I agree wrestling has become too prevalent but it only means the games will be made slower by an increased penalty count.
Let's hope the referees see sense and keep their whistles in their pockets a little more.
The referees over in England during the World Club Challenge last month let the games flow more than they do in the NRL and it made for some exciting viewing.
It's fans who keep a sport alive and thriving and no one goes to a football game to watch the referee.
Watching an official try to take too much control is annoying.
There have been times I've been so frustrated watching penalty after penalty that I've had to switch the television off.
Let the players play the game and only blow your whistle when it's absolutely necessary.
Rugby league is still the greatest game of all but it's not hard to see why some people are being turned off it.
The NRL has become a stop-start affair and it shouldn't be that way.
Take me back to when it was free-flowing, it was all about referees letting the play run.
Referees are an integral part of our game but the less we see (and hear) of them, the better rugby league is to watch.
I like the idea of having one dominant official and one secondary referee. It may well eradicate the inconsistency of calls at either end of the ground.
There's no such thing as an off-season for the NRL.
Even through the players are supposed to be away on holidays they still manage to dominate newspaper's headlines.
Greg Bird no doubt wants to go back to when he was in trouble for urinating on a police car.
Who knows how deep this cocaine scandal goes, and how many more past and current players will be affected?
John Sutton and Luke Burgess had too much to drink and embarrassed themselves over in America but somehow escaped any punishment from the NRL.
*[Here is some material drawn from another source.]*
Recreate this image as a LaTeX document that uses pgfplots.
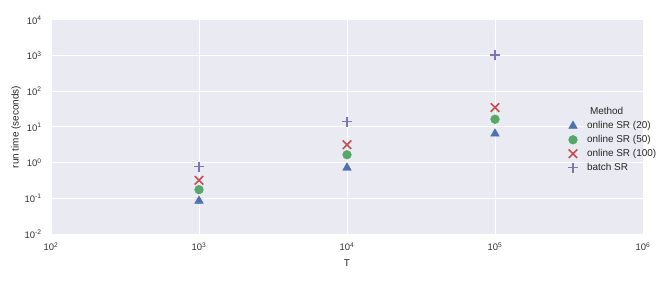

How a player can cop a $50,000 fine for a single tweet but two blokes get off basically scot-free for assaulting a bouncer is beyond me.
The NRL seriously needs to sort out its integrity unit and the consistency of its penalties.
The answer is not having access to players' phones and computers - that just seems ludicrous to me.
You can keep a lid on players' behaviour without completely invading their privacy.
Anyway, the NRL season is finally here so let's put the past couple of months behind us and enjoy the footy.